▶ **Written request**
Reproduce the data below in full and exclude every picture.

▶ **Recorded data**
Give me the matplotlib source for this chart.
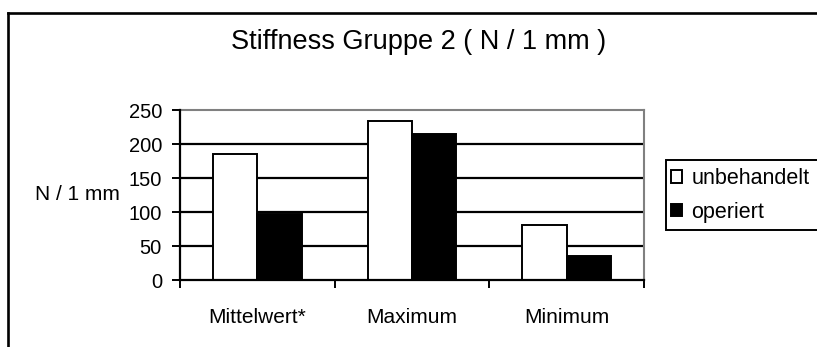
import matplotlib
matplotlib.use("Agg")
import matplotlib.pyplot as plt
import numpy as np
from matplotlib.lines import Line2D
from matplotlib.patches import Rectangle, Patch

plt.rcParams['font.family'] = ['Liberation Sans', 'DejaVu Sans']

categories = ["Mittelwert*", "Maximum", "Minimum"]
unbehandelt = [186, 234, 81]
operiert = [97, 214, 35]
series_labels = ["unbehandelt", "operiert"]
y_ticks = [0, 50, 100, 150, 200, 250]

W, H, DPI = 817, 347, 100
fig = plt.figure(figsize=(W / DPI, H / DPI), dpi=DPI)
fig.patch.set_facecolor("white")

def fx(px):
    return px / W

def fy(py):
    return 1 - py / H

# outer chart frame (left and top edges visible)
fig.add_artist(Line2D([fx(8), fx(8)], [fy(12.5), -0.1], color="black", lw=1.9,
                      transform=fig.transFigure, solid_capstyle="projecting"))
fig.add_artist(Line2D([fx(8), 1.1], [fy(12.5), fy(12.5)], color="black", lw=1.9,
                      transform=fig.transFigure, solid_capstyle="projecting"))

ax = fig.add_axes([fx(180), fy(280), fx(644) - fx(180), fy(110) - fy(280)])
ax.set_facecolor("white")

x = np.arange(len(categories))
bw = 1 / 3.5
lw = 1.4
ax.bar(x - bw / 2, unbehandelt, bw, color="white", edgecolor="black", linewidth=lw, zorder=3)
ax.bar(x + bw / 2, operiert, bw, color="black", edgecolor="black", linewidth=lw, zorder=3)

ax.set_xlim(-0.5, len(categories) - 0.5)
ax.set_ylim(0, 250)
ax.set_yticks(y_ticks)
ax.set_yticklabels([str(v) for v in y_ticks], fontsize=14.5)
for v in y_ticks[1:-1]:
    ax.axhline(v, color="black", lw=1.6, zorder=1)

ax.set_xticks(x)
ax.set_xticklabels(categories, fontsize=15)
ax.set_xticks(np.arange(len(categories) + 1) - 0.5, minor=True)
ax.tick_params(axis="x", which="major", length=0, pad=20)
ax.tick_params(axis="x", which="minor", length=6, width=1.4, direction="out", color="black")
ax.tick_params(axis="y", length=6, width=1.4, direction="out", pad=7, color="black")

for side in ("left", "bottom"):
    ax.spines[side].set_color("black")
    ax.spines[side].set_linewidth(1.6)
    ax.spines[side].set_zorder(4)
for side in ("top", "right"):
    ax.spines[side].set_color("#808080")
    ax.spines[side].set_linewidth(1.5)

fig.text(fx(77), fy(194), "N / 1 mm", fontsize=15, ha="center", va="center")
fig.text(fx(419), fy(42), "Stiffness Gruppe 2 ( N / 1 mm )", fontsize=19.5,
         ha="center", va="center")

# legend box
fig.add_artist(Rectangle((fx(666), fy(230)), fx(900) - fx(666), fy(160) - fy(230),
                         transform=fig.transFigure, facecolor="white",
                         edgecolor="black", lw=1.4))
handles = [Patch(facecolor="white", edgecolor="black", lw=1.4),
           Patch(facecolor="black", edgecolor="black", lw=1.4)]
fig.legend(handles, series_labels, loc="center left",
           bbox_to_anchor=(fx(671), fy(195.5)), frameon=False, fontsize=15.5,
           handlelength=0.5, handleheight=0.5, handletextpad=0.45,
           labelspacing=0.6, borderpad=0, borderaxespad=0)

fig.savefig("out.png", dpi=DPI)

▶ **Solution**
Give me the matplotlib source for this chart.
import matplotlib
matplotlib.use("Agg")
import matplotlib.pyplot as plt
import numpy as np
from matplotlib.lines import Line2D
from matplotlib.patches import Rectangle, Patch

plt.rcParams['font.family'] = ['Liberation Sans', 'DejaVu Sans']

categories = ["Mittelwert*", "Maximum", "Minimum"]
unbehandelt = [186, 234, 81]
operiert = [97, 214, 35]
series_labels = ["unbehandelt", "operiert"]
y_ticks = [0, 50, 100, 150, 200, 250]

W, H, DPI = 817, 347, 100
fig = plt.figure(figsize=(W / DPI, H / DPI), dpi=DPI)
fig.patch.set_facecolor("white")

def fx(px):
    return px / W

def fy(py):
    return 1 - py / H

# outer chart frame (left and top edges visible)
fig.add_artist(Line2D([fx(8), fx(8)], [fy(12.5), -0.1], color="black", lw=1.9,
                      transform=fig.transFigure, solid_capstyle="projecting"))
fig.add_artist(Line2D([fx(8), 1.1], [fy(12.5), fy(12.5)], color="black", lw=1.9,
                      transform=fig.transFigure, solid_capstyle="projecting"))

ax = fig.add_axes([fx(180), fy(280), fx(644) - fx(180), fy(110) - fy(280)])
ax.set_facecolor("white")

x = np.arange(len(categories))
bw = 1 / 3.5
lw = 1.4
ax.bar(x - bw / 2, unbehandelt, bw, color="white", edgecolor="black", linewidth=lw, zorder=3)
ax.bar(x + bw / 2, operiert, bw, color="black", edgecolor="black", linewidth=lw, zorder=3)

ax.set_xlim(-0.5, len(categories) - 0.5)
ax.set_ylim(0, 250)
ax.set_yticks(y_ticks)
ax.set_yticklabels([str(v) for v in y_ticks], fontsize=14.5)
for v in y_ticks[1:-1]:
    ax.axhline(v, color="black", lw=1.6, zorder=1)

ax.set_xticks(x)
ax.set_xticklabels(categories, fontsize=15)
ax.set_xticks(np.arange(len(categories) + 1) - 0.5, minor=True)
ax.tick_params(axis="x", which="major", length=0, pad=20)
ax.tick_params(axis="x", which="minor", length=6, width=1.4, direction="out", color="black")
ax.tick_params(axis="y", length=6, width=1.4, direction="out", pad=7, color="black")

for side in ("left", "bottom"):
    ax.spines[side].set_color("black")
    ax.spines[side].set_linewidth(1.6)
    ax.spines[side].set_zorder(4)
for side in ("top", "right"):
    ax.spines[side].set_color("#808080")
    ax.spines[side].set_linewidth(1.5)

fig.text(fx(77), fy(194), "N / 1 mm", fontsize=15, ha="center", va="center")
fig.text(fx(419), fy(42), "Stiffness Gruppe 2 ( N / 1 mm )", fontsize=19.5,
         ha="center", va="center")

# legend box
fig.add_artist(Rectangle((fx(666), fy(230)), fx(900) - fx(666), fy(160) - fy(230),
                         transform=fig.transFigure, facecolor="white",
                         edgecolor="black", lw=1.4))
handles = [Patch(facecolor="white", edgecolor="black", lw=1.4),
           Patch(facecolor="black", edgecolor="black", lw=1.4)]
fig.legend(handles, series_labels, loc="center left",
           bbox_to_anchor=(fx(671), fy(195.5)), frameon=False, fontsize=15.5,
           handlelength=0.5, handleheight=0.5, handletextpad=0.45,
           labelspacing=0.6, borderpad=0, borderaxespad=0)

fig.savefig("out.png", dpi=DPI)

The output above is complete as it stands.